EXTRACTED INFORMATION>
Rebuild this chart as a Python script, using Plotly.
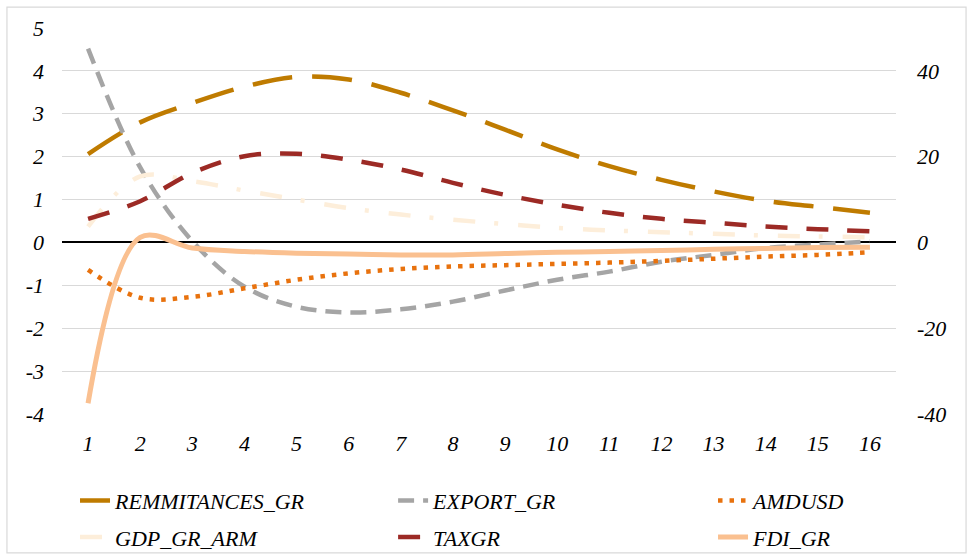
import plotly.graph_objects as go

periods = list(range(1, 17))

remittances_gr = [2.06, 2.80, 3.25, 3.63, 3.86, 3.80, 3.49, 3.08, 2.63, 2.17, 1.78, 1.46, 1.19, 0.97, 0.83, 0.69]
export_gr = [4.52, 1.75, 0.03, -1.03, -1.50, -1.63, -1.56, -1.38, -1.12, -0.87, -0.68, -0.45, -0.29, -0.13, -0.05, 0.02]
amdusd = [-0.64, -1.29, -1.27, -1.07, -0.87, -0.72, -0.62, -0.56, -0.53, -0.50, -0.47, -0.43, -0.38, -0.33, -0.29, -0.23]
gdp_gr_arm = [0.37, 1.54, 1.43, 1.21, 1.00, 0.80, 0.65, 0.53, 0.43, 0.34, 0.28, 0.24, 0.20, 0.16, 0.14, 0.12]
taxgr = [0.55, 0.96, 1.62, 2.01, 2.07, 1.93, 1.70, 1.39, 1.11, 0.88, 0.69, 0.55, 0.46, 0.37, 0.31, 0.26]
fdi_gr = [-37.5, 1.2, -1.3, -2.1, -2.5, -2.7, -2.9, -2.9, -2.6, -2.3, -2.1, -1.9, -1.6, -1.4, -1.2, -1.1]  # right axis

left_ticks = [-4, -3, -2, -1, 0, 1, 2, 3, 4, 5]
left_labels = ["-4", "-3", "-2", "-1", "0", "1", "2", "3", "4", "5"]
right_ticks = [-40, -20, 0, 20, 40]
right_labels = ["-40", "-20", "0", "20", "40"]

FONT = "Liberation Serif"
FS = 22

fig = go.Figure()

def add(name, y, color, dash, legend, yaxis="y", width=4.5):
    fig.add_trace(go.Scatter(
        x=periods, y=y, name=name, mode="lines",
        line=dict(color=color, width=width, dash=dash, shape="spline", smoothing=1.0),
        legend=legend, legendgroup=name, yaxis=yaxis,
    ))

add("REMMITANCES_GR", remittances_gr, "#BF7B00", "40px,20px", "legend")
add("EXPORT_GR", export_gr, "#A5A5A5", "16px,9px", "legend2")
add("AMDUSD", amdusd, "#E8720E", "4.5px,7px", "legend3")
add("GDP_GR_ARM", gdp_gr_arm, "#FDEEDA", "22px,19px,4px,20px", "legend")
add("TAXGR", taxgr, "#9C2A25", "22px,19px", "legend2")
add("FDI_GR", fdi_gr, "#FAC090", "solid", "legend3", yaxis="y2", width=5)

legend_common = dict(
    orientation="v", yanchor="top", xanchor="left", y=-0.17,
    font=dict(family=FONT, size=FS, color="#000000", style="italic"),
    bgcolor="rgba(0,0,0,0)", tracegroupgap=5, traceorder="grouped",
)

fig.update_layout(
    width=967, height=555,
    margin=dict(l=62, r=71, t=28, b=141, autoexpand=False),
    paper_bgcolor="white", plot_bgcolor="white",
    font=dict(family=FONT, size=FS, color="#000000", style="italic"),
    legend=dict(x=0.0156, **legend_common),
    legend2=dict(x=0.397, **legend_common),
    legend3=dict(x=0.7806, **legend_common),
    xaxis=dict(
        range=[0.5, 16.5], tickvals=periods, ticktext=[str(p) for p in periods],
        showgrid=False, zeroline=False, showline=False, ticks="",
        ticklabelstandoff=14,
        tickfont=dict(family=FONT, size=FS, style="italic"),
    ),
    yaxis=dict(
        range=[-4, 5], tickvals=left_ticks, ticktext=left_labels,
        showgrid=True, gridcolor="#D9D9D9", gridwidth=1.2,
        zeroline=True, zerolinecolor="#000000", zerolinewidth=2,
        showline=False, ticks="", ticklabelstandoff=17,
        tickfont=dict(family=FONT, size=FS, style="italic"),
    ),
    yaxis2=dict(
        range=[-40, 50], tickvals=right_ticks, ticktext=right_labels,
        overlaying="y", side="right", showgrid=False, zeroline=False,
        showline=False, ticks="", ticklabelstandoff=20,
        tickfont=dict(family=FONT, size=FS, style="italic"),
    ),
    shapes=[dict(
        type="rect", xref="paper", yref="paper",
        x0=-0.066, x1=1.084, y0=-0.36, y1=1.054,
        line=dict(color="#D9D9D9", width=1.2), fillcolor="rgba(0,0,0,0)", layer="below",
    )],
)

fig.write_html("out.html", config={"displayModeBar": False},
               post_script="document.body.style.margin='0px';")
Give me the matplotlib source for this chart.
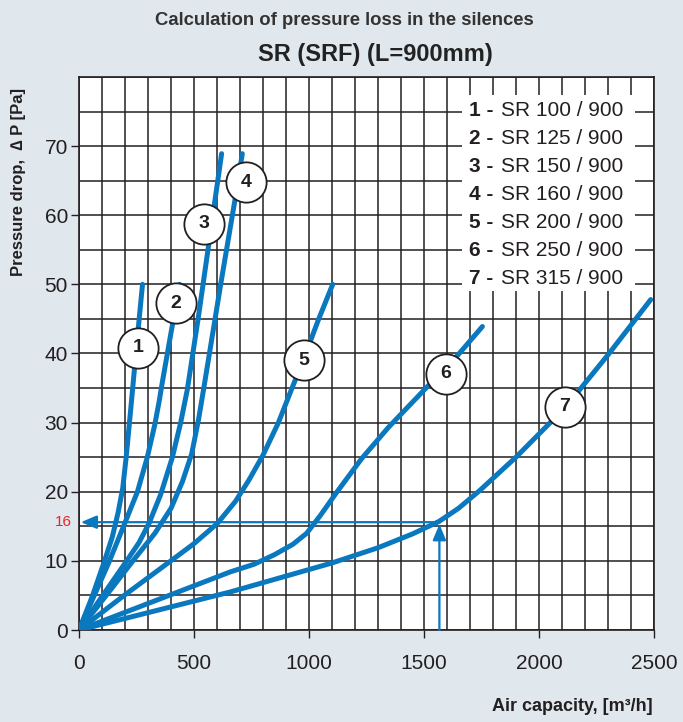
import numpy as np
import matplotlib.pyplot as plt
from matplotlib.patches import Rectangle

plt.rcParams['font.family'] = ['Liberation Sans', 'DejaVu Sans']

# data: air capacity [m3/h] vs pressure drop [Pa]
q1 = [0, 58, 109, 145, 170, 190, 205, 225, 250, 276]
dp1 = [0, 4.9, 9.8, 13.5, 17, 20.5, 25, 32, 41, 50]

q2 = [0, 65, 130, 196, 254, 297, 330, 348, 362, 400, 438]
dp2 = [0, 4.9, 9.8, 15.2, 20, 25, 29.8, 33, 35.8, 43, 50]

q3 = [0, 101, 203, 260, 304, 355, 406, 442, 471, 520, 565, 587, 620]
dp3 = [0, 4.9, 9.8, 12.6, 15.4, 19.6, 25, 30, 34.8, 45.5, 56, 61.2, 68.9]

q4 = [0, 116, 232, 330, 400, 450, 490, 520, 545, 616, 681, 710]
dp4 = [0, 4.9, 9.9, 14.0, 17.6, 21.5, 25.5, 30.5, 35.5, 50, 62.8, 68.9]

q5 = [0, 188, 391, 500, 601, 680, 739, 800, 867, 925, 978, 1040, 1103]
dp5 = [0, 4.8, 9.8, 12.5, 15.4, 18.6, 21.7, 25.3, 30, 34.9, 39.3, 44.8, 50]

q6 = [0, 657, 760, 850, 930, 990, 1050, 1120, 1229, 1345, 1500, 1648, 1754]
dp6 = [0, 8.4, 9.5, 10.9, 12.4, 14.0, 16.6, 19.9, 24.8, 29.3, 34.7, 39.8, 43.9]

q7 = [0, 657, 900, 1100, 1300, 1450, 1565, 1650, 1743, 1900, 2043, 2117, 2300, 2486]
dp7 = [0, 5.5, 7.8, 9.7, 11.9, 13.9, 15.7, 17.6, 20.2, 25.0, 29.8, 32.3, 39.8, 47.8]

# numbered circle positions
label_q = [256, 422, 543, 725, 978, 1596, 2113]
label_dp = [40.8, 47.3, 58.8, 64.8, 39.0, 37.1, 32.3]

sizes = ["100", "125", "150", "160", "200", "250", "315"]

# example reading: 1567 m3/h -> 16 Pa
ex_q = 1567
ex_dp = 15.6
ex_label = "16"

blue = '#0a78bf'
bg = '#e0e8ee'

fig = plt.figure(figsize=(6.83, 7.22), dpi=100, facecolor=bg)
ax = fig.add_axes([0.1157, 0.1274, 0.8418, 0.766])
ax.set_facecolor('white')

ax.set_xlim(0, 2500)
ax.set_ylim(0, 80)
ax.set_xticks(np.arange(0, 2501, 500))
ax.set_xticks(np.arange(0, 2501, 100), minor=True)
ax.set_yticks(np.arange(0, 71, 10))
ax.set_yticks(np.arange(0, 81, 5), minor=True)
ax.set_axisbelow(True)
ax.grid(which='both', color='#231f20', linewidth=1.1)
ax.tick_params(which='major', length=6, width=1.0, color='#231f20',
               labelsize=15, labelcolor='#231f20')
ax.tick_params(axis='x', which='major', pad=11)
ax.tick_params(axis='y', which='major', pad=2)
ax.tick_params(which='minor', length=0)
for s in ax.spines.values():
    s.set_color('#231f20')
    s.set_linewidth(1.2)

# white box behind the legend list
ax.add_patch(Rectangle((1665, 49.0), 752, 28.4, facecolor='white',
                       edgecolor='none', zorder=1))

curves = [(q1, dp1), (q2, dp2), (q3, dp3), (q4, dp4),
          (q5, dp5), (q6, dp6), (q7, dp7)]
for q, dp in curves:
    ax.plot(q, dp, color=blue, lw=3.6, solid_capstyle='round',
            solid_joinstyle='round', zorder=3)

# example arrows
ax.annotate('', xy=(8, ex_dp), xytext=(ex_q, ex_dp),
            arrowprops=dict(arrowstyle='-|>,head_length=0.95,head_width=0.4',
                            color=blue, lw=1.6, shrinkA=0, shrinkB=0,
                            mutation_scale=10), zorder=3)
ax.annotate('', xy=(ex_q, ex_dp - 0.3), xytext=(ex_q, 0),
            arrowprops=dict(arrowstyle='-|>,head_length=0.95,head_width=0.4',
                            color=blue, lw=1.6, shrinkA=0, shrinkB=0,
                            mutation_scale=10), zorder=3)
ax.text(-0.012, ex_dp, ex_label, color='#e8232b', fontsize=11,
        ha='right', va='center', transform=ax.get_yaxis_transform())

# numbered circles
for i, (x, y) in enumerate(zip(label_q, label_dp)):
    ax.plot(x, y, 'o', ms=29, mfc='white', mec='#231f20', mew=1.3, zorder=4)
    ax.text(x, y, str(i + 1), fontsize=14, fontweight='bold',
            ha='center', va='center', color='#231f20', zorder=5)

# legend list
for i, s in enumerate(sizes):
    y = 75.2 - i * 4.05
    ax.text(1696, y, f"{i + 1} -", fontsize=15, fontweight='bold',
            ha='left', va='center', color='#231f20', zorder=5)
    ax.text(1835, y, f"SR {s} / 900", fontsize=15,
            ha='left', va='center', color='#231f20', zorder=5)

fig.text(0.504, 0.972, "Calculation of pressure loss in the silences",
         fontsize=13.3, fontweight='bold', color='#333333',
         ha='center', va='center')
fig.text(0.549, 0.924, "SR (SRF) (L=900mm)", fontsize=17, fontweight='bold',
         color='#222222', ha='center', va='center')
fig.text(0.027, 0.748, "Pressure drop,  ∆ P [Pa]", fontsize=12,
         fontweight='bold', color='#231f20', rotation=90,
         ha='center', va='center')
fig.text(0.955, 0.022, "Air capacity, [m³/h]", fontsize=13,
         fontweight='bold', color='#231f20', ha='right', va='center')

fig.savefig('out.png', dpi=100, facecolor=bg)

TASK>
Set down the lines running from the one with "Give me the matplotlib source for this chart." through the one with "32, 41, 50]", both ends kept, exactly and with no pictures.

ANSWER TO THE TASK>
Give me the matplotlib source for this chart.
import numpy as np
import matplotlib.pyplot as plt
from matplotlib.patches import Rectangle

plt.rcParams['font.family'] = ['Liberation Sans', 'DejaVu Sans']

# data: air capacity [m3/h] vs pressure drop [Pa]
q1 = [0, 58, 109, 145, 170, 190, 205, 225, 250, 276]
dp1 = [0, 4.9, 9.8, 13.5, 17, 20.5, 25, 32, 41, 50]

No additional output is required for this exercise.